The Stepney Feast appears to have been a society, comprised of members from the maritime trades who collected money to “apprentice out orphans, and the children of the poor, to marine trades”.
Note the limitation on servants at the very bottom of the invitation – charity would only extend so far.
The connection between the church and the sea can be seen in the following photo from 1924. Preparations are being made for Harvest Festival and this included the hanging of fishing nets in the church.
Inside the church today are a range of memorials, including these from the 17th century:
The first memorial above is to a Mariner and the trade given in the following memorial is Rope Maker. If you return to the 1720 map, you will see to the left of the church “Rope Grounds”. These would have been lengths of land needed to stretch out ropes during their manufacturer.
In the 1746 map, there is a track shown across the graveyard to the south east corner. This track is still in place today to provide the southern exit from the church. Trees form the boundary to the track, it must look magnificent when they are in full leave on a sunny day.

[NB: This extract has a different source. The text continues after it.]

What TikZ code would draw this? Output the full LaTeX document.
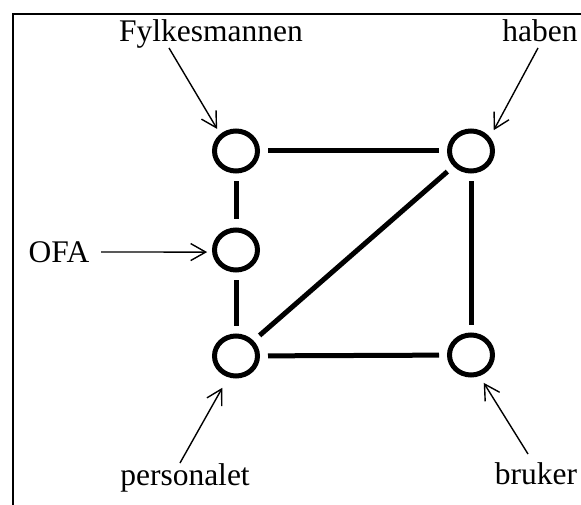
\documentclass[tikz,border=0pt]{standalone}
\usepackage{fontspec}
\setmainfont{Liberation Serif}
\usetikzlibrary{shapes.geometric,arrows.meta}
\begin{document}
\begin{tikzpicture}[
    x=1pt, y=1pt,
    vertex/.style={ellipse, draw, line width=5pt, minimum width=43pt, minimum height=40pt, inner sep=0pt},
    edge/.style={line width=5pt, shorten <=8pt, shorten >=8pt},
    tag/.style={inner sep=0pt, anchor=base, font=\fontsize{31.5}{36}\selectfont},
    pointer/.style={-{Straight Barb[length=15pt,width=17pt]}, line width=1.4pt}
]
\clip (0,0) rectangle (581,504);

% Cadre
\draw[line width=2pt] (13,-10) -- (13,490) -- (600,490);

% Sommets
\node[vertex] (fylk) at (236,353) {};
\node[vertex] (haben) at (471,353) {};
\node[vertex] (ofa) at (236,254) {};
\node[vertex] (pers) at (236,148) {};
\node[vertex] (bruker) at (471,149) {};

% Liens
\foreach \a/\b in {fylk/haben, fylk/ofa, ofa/pers, pers/bruker, haben/bruker, pers/haben} {
    \draw[edge] (\a) -- (\b);
}

% Textes
\node[tag] (tfylk) at (211,462) {Fylkesmannen};
\node[tag] (thaben) at (540,462) {haben};
\node[tag] (tofa) at (59,241) {OFA};
\node[tag] (tpers) at (185,19) {personalet};
\node[tag] (tbruker) at (536,20) {bruker};

% Fleches
\draw[pointer, shorten >=6pt] ([shift={(-42pt,-6pt)}]tfylk.base) -- (fylk.133);
\draw[pointer, shorten >=8pt] ([shift={(-2pt,-6pt)}]thaben.base) -- (haben.36);
\draw[pointer, shorten >=5pt] ([shift={(42pt,11pt)}]tofa.base) -- (ofa.185);
\draw[pointer, shorten >=12pt] ([shift={(-5pt,22pt)}]tpers.base) -- (pers.250);
\draw[pointer, shorten >=8pt] ([shift={(-8pt,30pt)}]tbruker.base) -- (bruker.292);

\end{tikzpicture}
\end{document}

There is so much to find when walking these streets and on exiting the graveyard to the south, I found these rather lovely houses immediately opposite.
They are an example of the many houses built by the Worshipful Company of Mercers. The plaque at the top records the original build date of 1691 and the lower plaque records that they were rebuilt in 1856.

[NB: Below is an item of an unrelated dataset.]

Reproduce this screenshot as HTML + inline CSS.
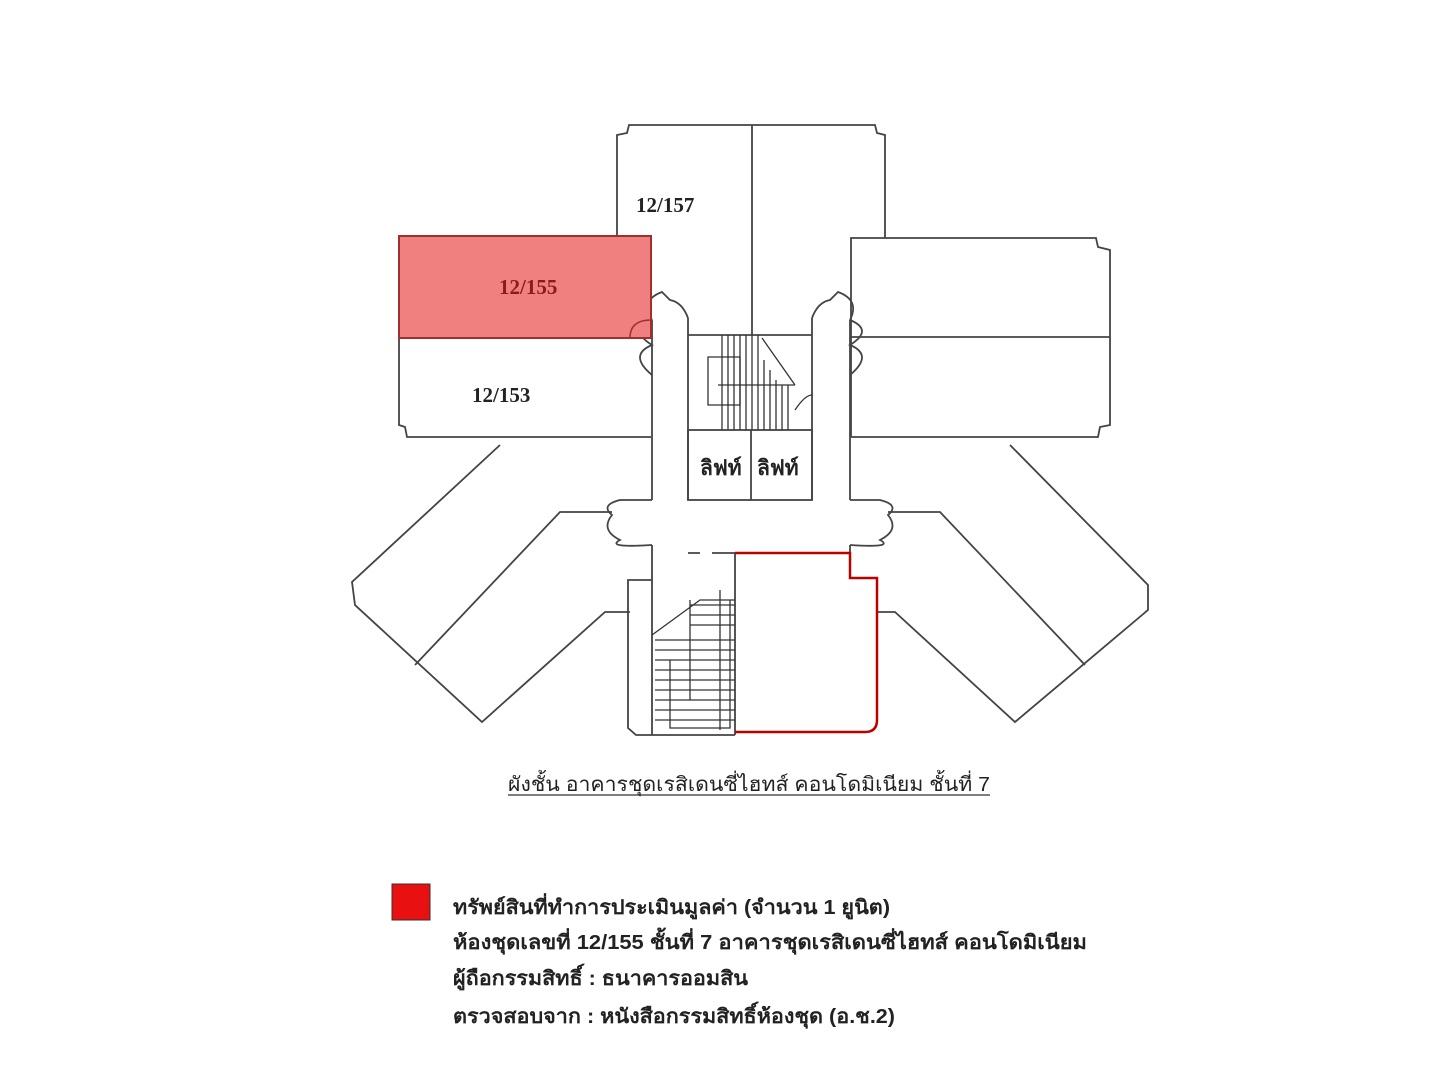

As I was standing in front of the houses taking the above photos, one of the residents left his house to walk to the road. He turned to talk to me, I was worried he was about to complain about me standing in front of his house, taking photos. Instead he smiled and said “lovely houses aren’t they” before hurrying on.
I can only agree, but I wonder if he realised that these were some of the first houses to be built around the church and that this little row of houses (before the 1856 rebuild) would be shown on the 1720 map:
I will complete my Stepney walk, tracking down the sites listed in the 1973 Architects’ Journal, in a later post – but for now I am pleased to have explored one of East London’s oldest churches.